BRASILIA, (Reuters) – Brazil’s Supreme Court ruled on Wednesday that the terms for the creation of one of the country’s largest Indian reservations did not apply elsewhere, in a setback for agricultural interests hoping to limit the expansion of reserves onto lucrative farmland.

In its decision, the court ratified the existence of the Serra do Sol reservation on the northern border with Venezuela and Guyana.

But it ruled unanimously that 19 conditions it set in 2009 for the formation of the 6,730-square-mile (17,430-square-km) reserve did not apply automatically in other disputes over Indian lands, although they could serve as precedents in future cases.

Brazil’s powerful farm lobby had hoped the extension to other areas of one of those conditions – banning an expansion of the land set aside – would restrict the government’s ability to enlarge reservations onto land already occupied by farmers.

Hundreds of conflicts have erupted in rural Brazil as the government tries to follow a constitutional mandate and create Indian reserves on land often already claimed by farmers or cattle ranchers. The conflicts have become worse as Brazil’s agricultural frontier moves north toward the Amazon basin.

Indian rights activists welcomed the ruling.

“It consolidated the Serra do Sol reservation and reduced chances of these conditions being used in a negative way in other cases,” said Marcio Santilli, head of a non-profit conservationist group dedicated to the defense of indigenous cultures and habitats.

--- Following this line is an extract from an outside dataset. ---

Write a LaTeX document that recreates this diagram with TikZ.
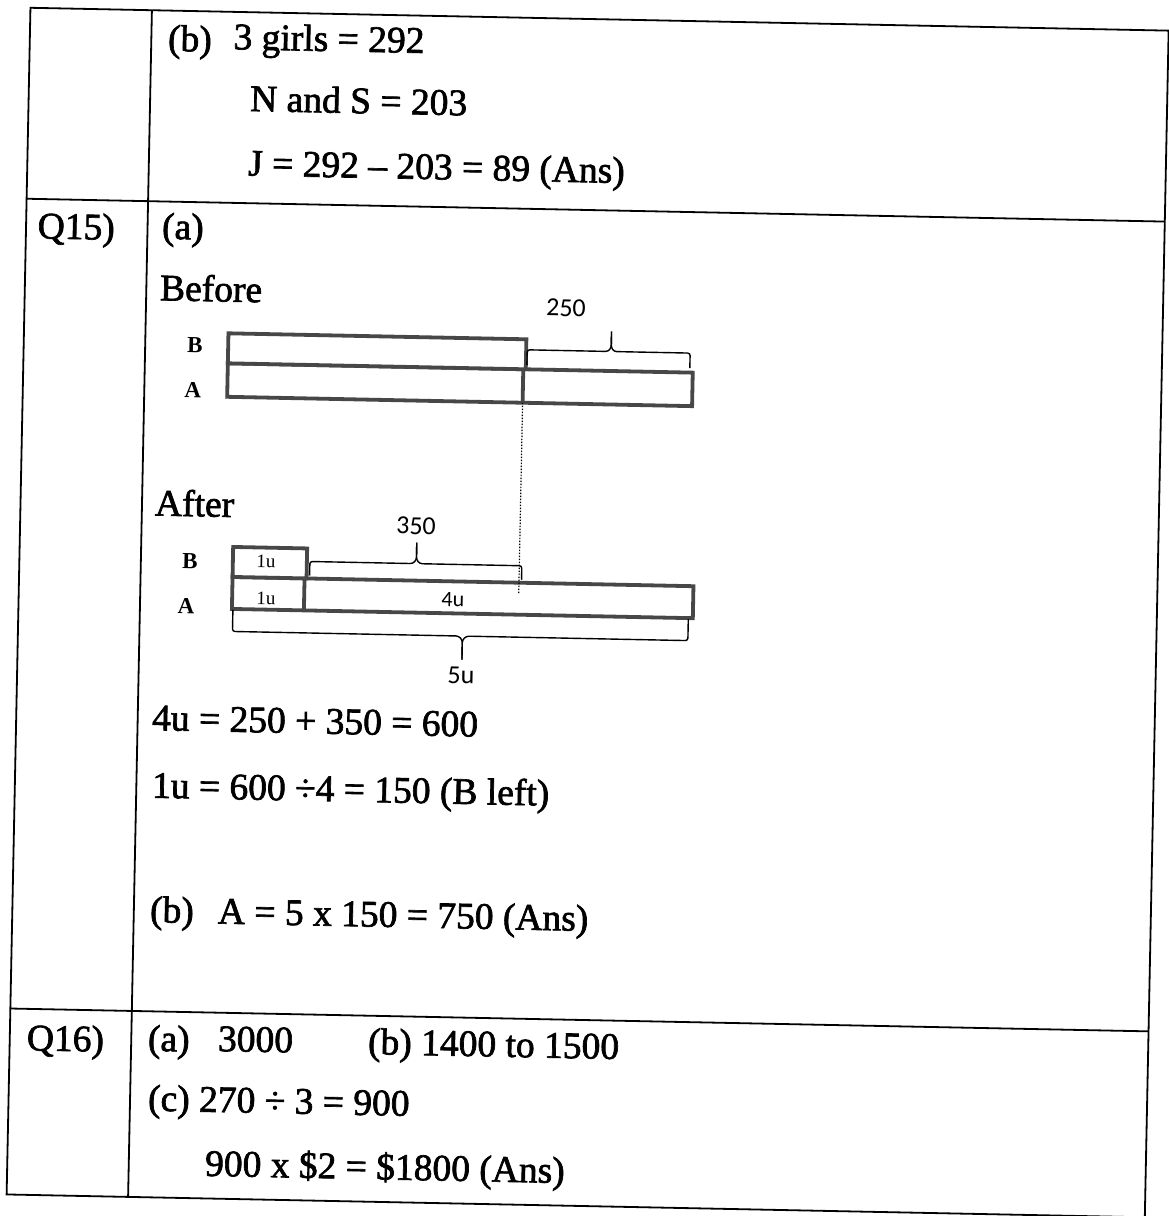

“Farmers were very interested in the ban on expanding Indian lands, but the court said that does not apply in general,” Santilli said.

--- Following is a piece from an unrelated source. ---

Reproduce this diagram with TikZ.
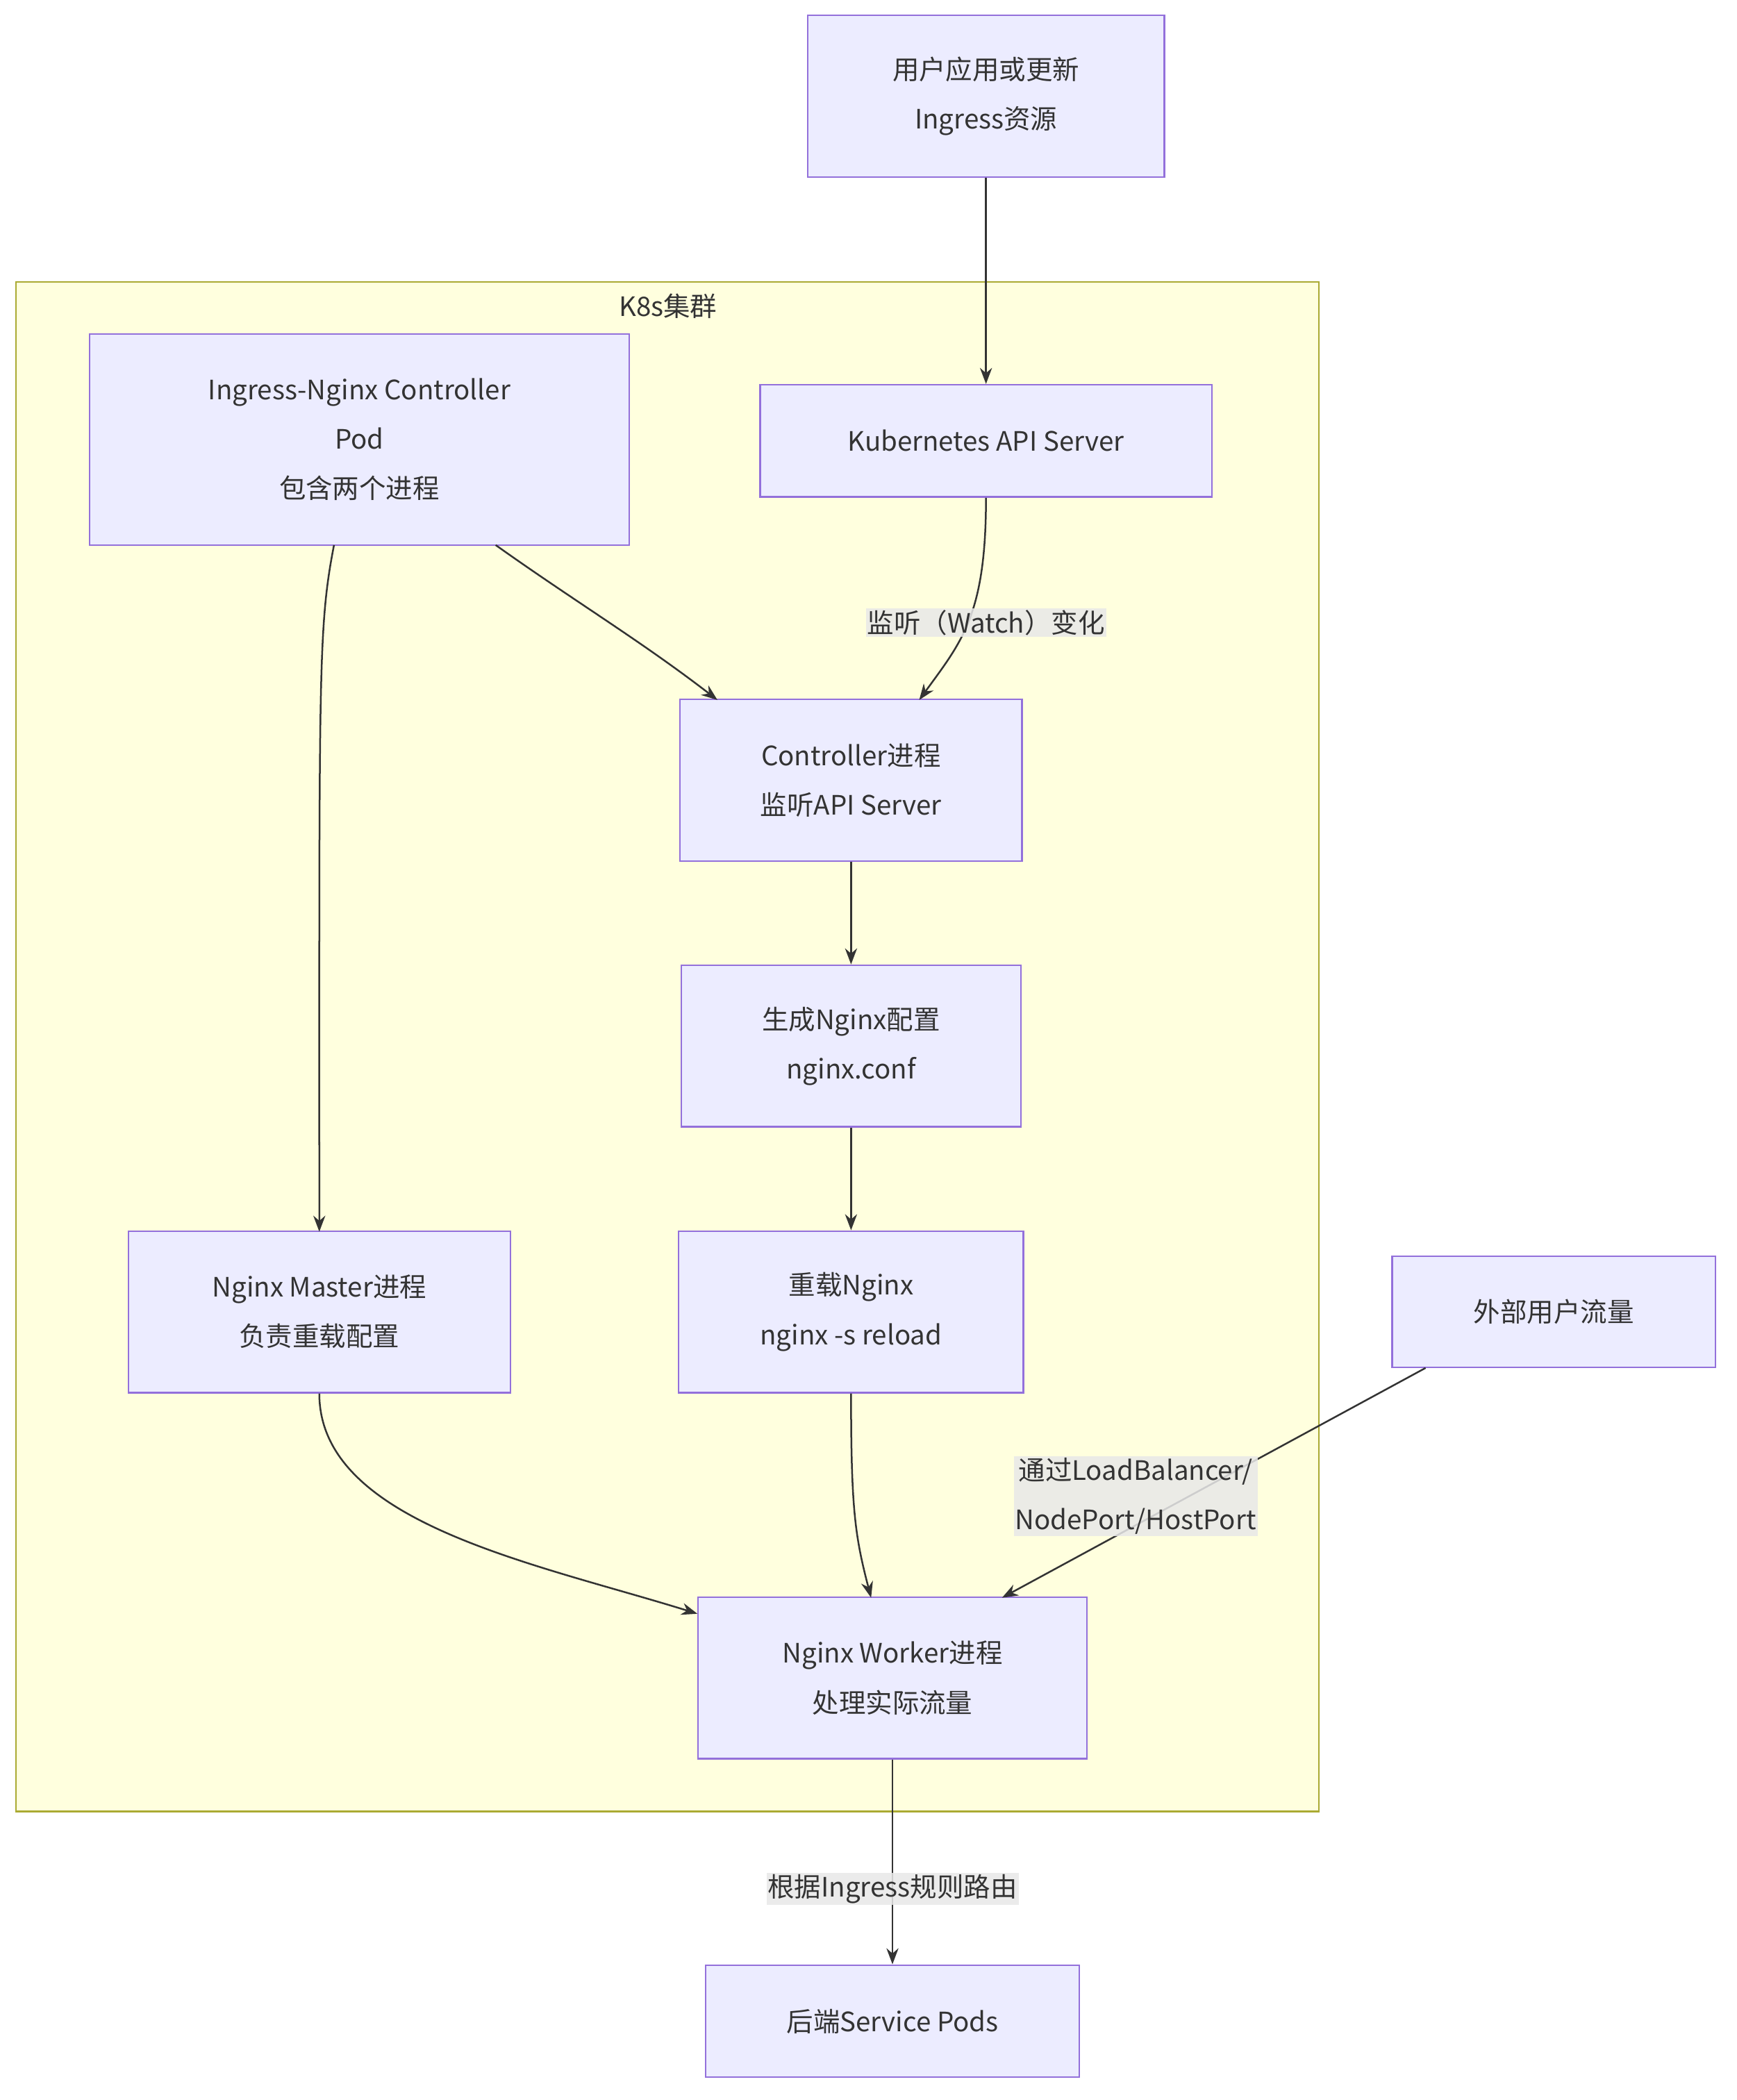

Some 20,000 Indians, mostly of the Macuxi tribe, live on the reservation in the state of Roraima. Rice farmers resisted leaving the areas when the reservation was created by decree in 2005, and the case went to the Supreme Court.

In 2009, the court ruled that the reservation should be inhabited only by indigenous people, and non-indigenous inhabitants were forced out. But among other conditions, the court established that the reservations could not be enlarged.

In Wednesday’s ruling, the court clarified that a reservation could be expanded but that the state could not expropriate additional land by decree and must compensate its owners.

The court also established that the Indians of Serra do Sol could extract minerals for cultural ornaments and jewelry without government authorization, but would need a permit if they engaged in commercial mining.